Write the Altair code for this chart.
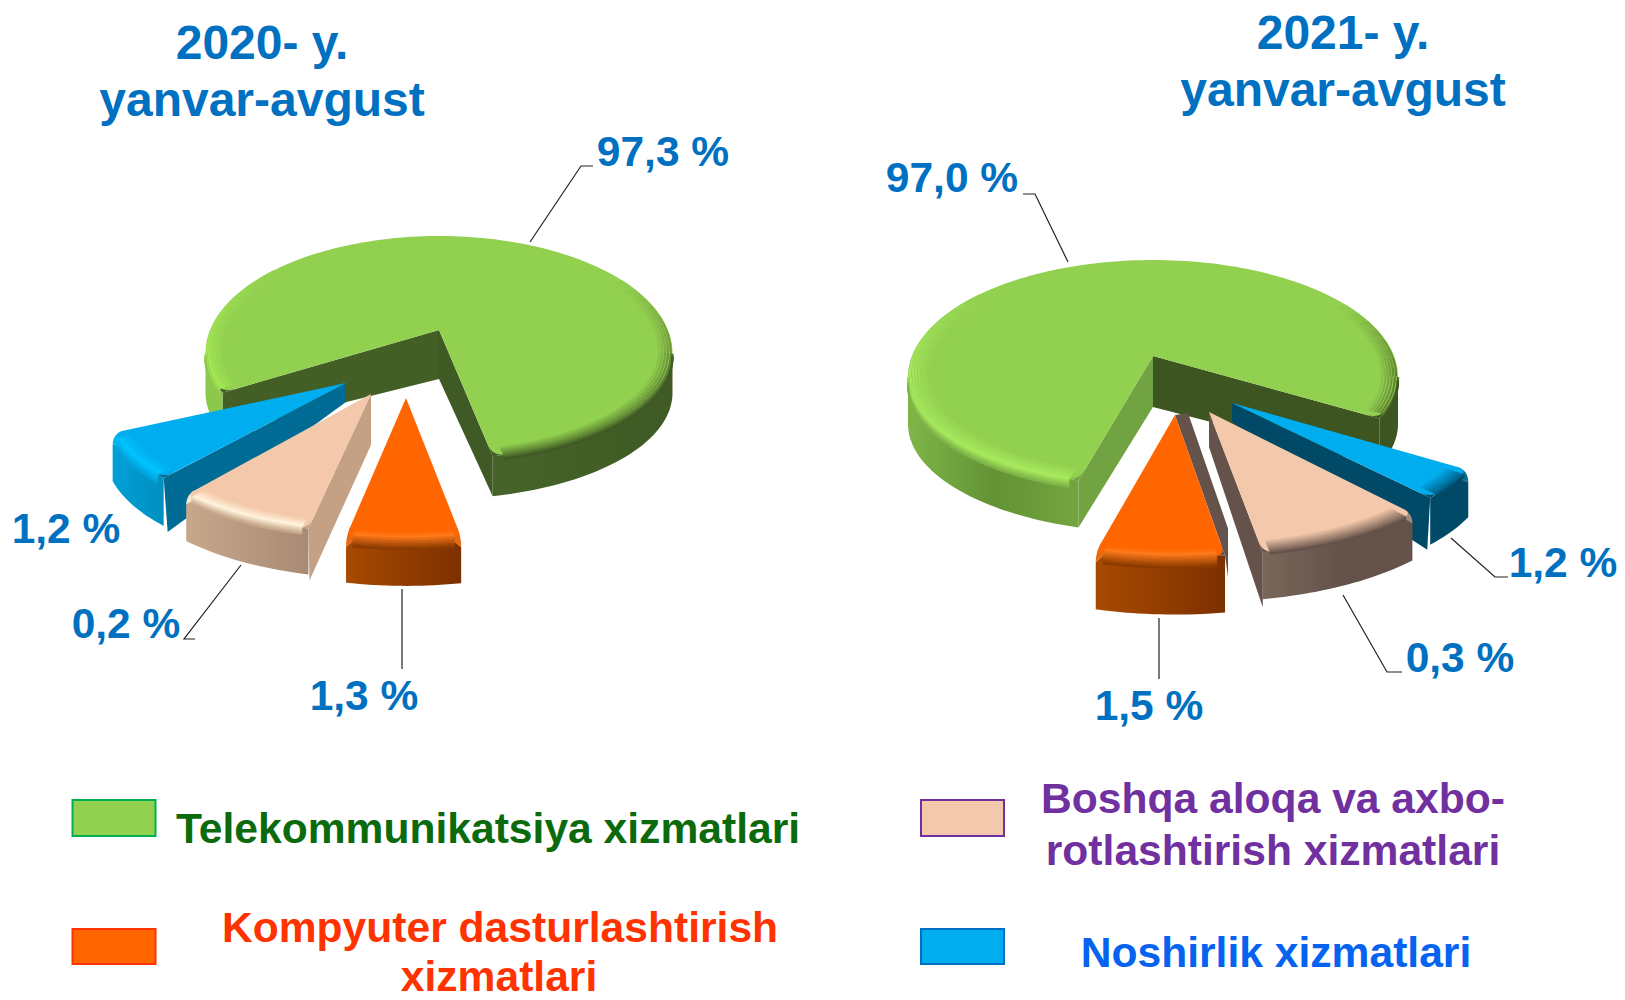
import math
import altair as alt
import pandas as pd

# ---- chart values ----
CATEGORIES = ["Telekommunikatsiya xizmatlari", "Boshqa aloqa va axbo-rotlashtirish xizmatlari",
              "Kompyuter dasturlashtirish xizmatlari", "Noshirlik xizmatlari"]
SHARE_2020 = [97.3, 0.2, 1.3, 1.2]
SHARE_2021 = [97.0, 0.3, 1.5, 1.2]
TITLE_2020 = ["2020- y.", "yanvar-avgust"]
TITLE_2021 = ["2021- y.", "yanvar-avgust"]
LEGEND_LINES = [["Telekommunikatsiya xizmatlari"], ["Boshqa aloqa va axbo-", "rotlashtirish xizmatlari"],
                ["Kompyuter dasturlashtirish", "xizmatlari"], ["Noshirlik xizmatlari"]]

# sweep (in degrees, on the tilted ellipse) each sector is drawn with in the source picture
SWEEP_2020 = [(158, 436.7), (104.5, 137.7), (77.6, 103.5), (139.3, 166)]
SWEEP_2021 = [(107.7, 382.4), (41, 78.5), (79.3, 107.1), (23.3, 39.6)]

# ---- style ----
TITLE_BLUE = "#0070C0"
TOPS = ["#92D050", "#F4C8AA", "#FF6600", "#00AEEF"]
LEG_STROKE = ["#00B050", "#7030A0", "#FF3300", "#0070C0"]
LEG_TEXT = ["#0B6A0B", "#7030A0", "#FF3300", "#0563F0"]


def grad(*cols):
    n = len(cols) - 1
    return {"gradient": "linear", "x1": 0, "x2": 1, "y1": 0, "y2": 0,
            "stops": [{"offset": i / n, "color": c} for i, c in enumerate(cols)]}


def mix(c0, c1, f):
    a = [int(c0[i:i + 2], 16) for i in (1, 3, 5)]
    b = [int(c1[i:i + 2], 16) for i in (1, 3, 5)]
    return "#" + "".join(f"{round(x + (y - x) * f):02x}" for x, y in zip(a, b))


layers = []
sx = alt.X("x:Q", scale=alt.Scale(domain=[8, 1617], nice=False, zero=False), axis=None)
sy = alt.Y("y:Q", scale=alt.Scale(domain=[992, 8], nice=False, zero=False), axis=None)


def frame(points):
    return pd.DataFrame({"x": [p[0] for p in points], "y": [p[1] for p in points], "i": range(len(points))})


def poly(points, fill):
    layers.append(alt.Chart(frame(points)).mark_line(fill=fill, stroke="transparent", strokeWidth=0,
                                                     interpolate="linear").encode(x=sx, y=sy, order="i:Q"))


def stroke(points, color, width=1.0, cap="butt"):
    layers.append(alt.Chart(frame(points)).mark_line(color=color, strokeWidth=width, strokeCap=cap).encode(
        x=sx, y=sy, order="i:Q"))


def text(s, x, y, size, color):
    df = pd.DataFrame({"x": [x], "y": [y], "t": [s]})
    layers.append(alt.Chart(df).mark_text(font="Liberation Sans", fontWeight="bold", fontSize=size, color=color,
                                          align="center", baseline="alphabetic").encode(x=sx, y=sy, text="t:N"))


def qcurve(a, c, b, n=8):
    return [((1 - k / n) ** 2 * a[0] + 2 * (k / n) * (1 - k / n) * c[0] + (k / n) ** 2 * b[0],
             (1 - k / n) ** 2 * a[1] + 2 * (k / n) * (1 - k / n) * c[1] + (k / n) ** 2 * b[1]) for k in range(n + 1)]


def sector(apex, s, sweep, base, top, depth, walls, outer, bevels, r=10, edge=None, fades=()):
    ax, ay = apex
    off, rx, ryb, ryf = base
    cx, cy = ax, ay + off * s
    span = (off + ryf) * s

    def pt(t):
        a = math.radians(t)
        sn = math.sin(a)
        return (cx + rx * s * math.cos(a), cy + (ryf if sn > 0 else ryb) * s * sn)

    def arc(t0, t1):
        n = max(2, int(abs(t1 - t0) / 1.5))
        return [pt(t0 + (t1 - t0) * k / n) for k in range(n + 1)]

    def corner(t, sign):
        c = pt(t)
        d = math.hypot(ax - c[0], ay - c[1])
        e = (c[0] + (ax - c[0]) * r / d, c[1] + (ay - c[1]) * r / d)
        delta = 0.0
        while math.dist(pt(t + sign * delta), c) < r:
            delta += 0.2
        return e, c, pt(t + sign * delta), delta

    e0, c0, a0, d0 = corner(sweep[0], 1)
    e1, c1, a1, d1 = corner(sweep[1], -1)
    walled0 = any(abs(w[0] - sweep[0]) % 360 < 1 for w in walls)
    walled1 = any(abs(w[0] - sweep[1]) % 360 < 1 for w in walls)
    w0 = (c0[0], c0[1] + r)
    w1 = (c1[0], c1[1] + r)

    for w in walls:
        t, ao, ro, col = w[:4]
        p = pt(t)
        mid = [(p[0] + w[4][0], p[1] + w[4][1])] if len(w) > 4 else []
        poly([apex, (ax + ao[0], ay + ao[1])] + mid + [(p[0] + ro[0], p[1] + ro[1]), p], col)

    for t0, t1, col in outer:
        a = arc(t0, t1)
        upper = a
        if t0 == sweep[0] and not walled0:
            upper = [w0] + arc(t0 + d0, t1)
        if t1 == sweep[1] and not walled1:
            upper = upper[:-1] if upper is not a else list(a)
            upper = [p for p in upper if math.dist(p, c1) > 1e-6]
            upper = [p for p in upper]
            upper += [a1, w1]
        poly(upper + [(x, y + depth) for x, y in reversed(a)], col)

    # rounded shoulders where the top meets the side
    for walled, e, c, a_, w_, t in ((walled0, e0, c0, a0, w0, sweep[0]), (walled1, e1, c1, a1, w1, sweep[1])):
        if walled:
            col = [x[3] for x in walls if abs(x[0] - t) % 360 < 1][0]
            poly([e, c, a_], col)
        elif edge:
            poly(qcurve(e, c, w_) + [a_], edge)

    poly([apex] + qcurve(e0, c0, a0) + arc(sweep[0] + d0, sweep[1] - d1)[1:-1] + qcurve(a1, c1, e1), top)

    for t0, t1, b0, col0, b1, col1 in bevels:
        n = max(2, int(abs(b1 - b0) / 1.5))
        for k in range(n + 1):
            b = b0 + (b1 - b0) * k / n
            pts = arc(t0, t1)
            if b < 0:
                f = 1 + b / span
                pts = [(ax + (x - ax) * f, ay + (y - ay) * f) for x, y in pts]
            else:
                pts = [(x, y + b) for x, y in pts]
            stroke(pts, mix(col0, col1, k / n), 2.2)

    # back-of-rim shading that dies away along the rim
    for t_strong, t_weak, b0, b1, col in fades:
        chunks = 8
        for j in range(chunks):
            ta = t_strong + (t_weak - t_strong) * j / chunks
            tb = t_strong + (t_weak - t_strong) * (j + 1) / chunks
            weight = 1 - (j + 0.5) / chunks
            n = max(2, int(abs(b1 - b0) / 1.5))
            for k in range(n + 1):
                b = b0 + (b1 - b0) * k / n
                f = 1 + b / span
                pts = [(ax + (x - ax) * f, ay + (y - ay) * f) for x, y in arc(ta, tb)]
                stroke(pts, mix(top, col, weight * k / n), 2.2)


BASE_L = (23, 233.5, 117, 106)
BASE_R = (21, 245, 117, 108.6)

# ---- 2020 pie ----
sector((439, 330), 1, SWEEP_2020[0], BASE_L, TOPS[0], 40,
       [(76.7, (0, 49), (0, 40), "#3F5A24"), (158, (0, 49), (0, 40), "#445F26")],
       [(0, 76.7, grad("#46642A", "#3F5A24")), (158, 180, "#8CC84B")],
       [(0, 74, -9, "#92D050", 4, "#3F5A24"),
        (160, 180, -10, "#92D050", -2, "#A5E855"), (160, 180, -2, "#A5E855", 6, "#8CC84B")], r=12,
       fades=[(360, 322, -9, -1, "#6E8F3A"), (180, 225, -10, -1, "#A5E855")])
sector((346, 383), 1.03, SWEEP_2020[3], BASE_L, TOPS[3], 48,
       [(139.3, (0, 19), (4, 54), "#006C96")],
       [(139.3, 166, grad("#00A0D8", "#0090C0"))],
       [(141.5, 163, -10, "#00AEEF", -2, "#00C4FF"), (141.5, 163, -2, "#00C4FF", 8, "#00A4DC")], r=12,
       edge="#00B8F4")
sector((371, 394), 1.07, SWEEP_2020[1], BASE_L, TOPS[1], 46,
       [(104.5, (0, 51), (1, 52), "#C4A084")],
       [(104.5, 137.7, grad("#C8A88C", "#A88A74"))],
       [(106, 136, -10, "#F4C8AA", -2, "#FFF3DC"), (106, 136, -2, "#FFF3DC", 6, "#C8A88C")], r=10,
       edge="#FBE4C8")
sector((406, 398), 1.1, SWEEP_2020[2], BASE_L, TOPS[2], 46,
       [],
       [(77.6, 103.5, grad("#A84A00", "#7D3000"))],
       [(79, 102, -8, "#FF6600", -3, "#FF7A1A"), (79, 102, -3, "#FF7A1A", 9, "#8A3A00")], r=10,
       edge="#E86A10")

# ---- 2021 pie ----
sector((1153, 356), 1, SWEEP_2021[0], BASE_R, TOPS[0], 47,
       [(22.4, (0, 51), (0, 47), "#3D5520"), (107.7, (0, 51), (0, 47), "#72A342")],
       [(107.7, 180, grad("#7FB548", "#639335", "#73A53F")), (0, 22.4, "#3D5520")],
       [(110, 180, -12, "#92D050", 0, "#A8EA5E"), (110, 180, 0, "#A8EA5E", 8, "#7FB548"),
        (0, 20, -10, "#92D050", 0, "#5A7A2E"), (0, 20, 0, "#5A7A2E", 4, "#3D5520")], r=12,
       fades=[(360, 322, -10, -1, "#5A7A2E"), (180, 225, -12, -1, "#A8EA5E")])
sector((1232, 403), 1.05, SWEEP_2021[3], BASE_R, TOPS[3], 47,
       [(39.6, (0, 19), (-3, 52), "#004A68")],
       [(23.3, 39.6, "#004A68")],
       [(25.5, 37.5, -12, "#00AEEF", 2, "#004A68")], r=12, edge="#0A6E92")
sector((1209, 412), 1.1, SWEEP_2021[1], BASE_R, TOPS[1], 47,
       [(78.5, (0, 35), (0, 55), "#65524A")],
       [(41, 78.5, grad("#7A675A", "#65524A", "#65524A"))],
       [(43, 77, -12, "#F4C8AA", 2, "#65524A")], r=10, edge="#A08A78")
sector((1175, 415), 1.1, SWEEP_2021[2], BASE_R, TOPS[2], 57,
       [(79.3, (13, -2), (3, 22), "#65524A", (3, -27))],
       [(79.3, 107.1, grad("#A84A00", "#7D3000"))],
       [(81, 105.5, -8, "#FF6600", -3, "#FF7A1A"), (81, 105.5, -3, "#FF7A1A", 10, "#8A3A00")], r=10,
       edge="#E86A10")

# ---- leader lines ----
LEADERS = [[(593, 166), (581, 166), (530, 242)], [(195, 639), (184, 639), (241, 565)], [(402, 589), (402, 669)],
           [(1023, 194), (1035, 194), (1068, 262)], [(1508, 577), (1495, 577), (1451, 538)],
           [(1402, 672), (1387, 672), (1343, 595)], [(1159, 618), (1159, 679)]]
for l in LEADERS:
    stroke(l, "#222222", 1.2)


# ---- texts ----
def pct(v):
    return f"{v:.1f}".replace(".", ",") + " %"


text(TITLE_2020[0], 262, 59, 48, TITLE_BLUE)
text(TITLE_2020[1], 262, 116, 48, TITLE_BLUE)
text(TITLE_2021[0], 1343, 49, 48, TITLE_BLUE)
text(TITLE_2021[1], 1343, 106, 48, TITLE_BLUE)

for v, (x, y) in zip(SHARE_2020, [(663, 166), (126, 638), (364, 710), (66, 543)]):
    text(pct(v), x, y, 42.5, TITLE_BLUE)
for v, (x, y) in zip(SHARE_2021, [(952, 192), (1460, 672), (1149, 720), (1563, 577)]):
    text(pct(v), x, y, 42.5, TITLE_BLUE)

SWATCHES = [(72.5, 800, 155.5, 836), (921, 800, 1004, 836), (72.5, 929, 155.5, 964), (921, 929, 1004, 964)]
for (x0, y0, x1, y1), f, st in zip(SWATCHES, TOPS, LEG_STROKE):
    df = pd.DataFrame({"x": [x0], "x2": [x1], "y": [y0], "y2": [y1]})
    layers.append(alt.Chart(df).mark_rect(fill=f, stroke=st, strokeWidth=2).encode(x=sx, x2="x2:Q", y=sy, y2="y2:Q"))

LEG_POS = [[(488, 843)], [(1273, 813), (1273, 865)], [(500, 942), (499, 991)], [(1276, 967)]]
for lines, pos, c in zip(LEGEND_LINES, LEG_POS, LEG_TEXT):
    for s, (x, y) in zip(lines, pos):
        text(s, x, y, 42.6, c)

chart = alt.layer(*layers).properties(width=1609, height=984, padding=0, background="white",
                                      autosize=alt.AutoSizeParams(type="none")).configure_view(stroke=None)
chart.save("out.html", embed_options={"renderer": "svg", "actions": False})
★ ★ ★ ★
**Written exercise**
Restate each line from the start of the listing through the line bearing "import pandas as pd" word for word. Drop the pictures.

**Worked solution**
Write the Altair code for this chart.
import math
import altair as alt
import pandas as pd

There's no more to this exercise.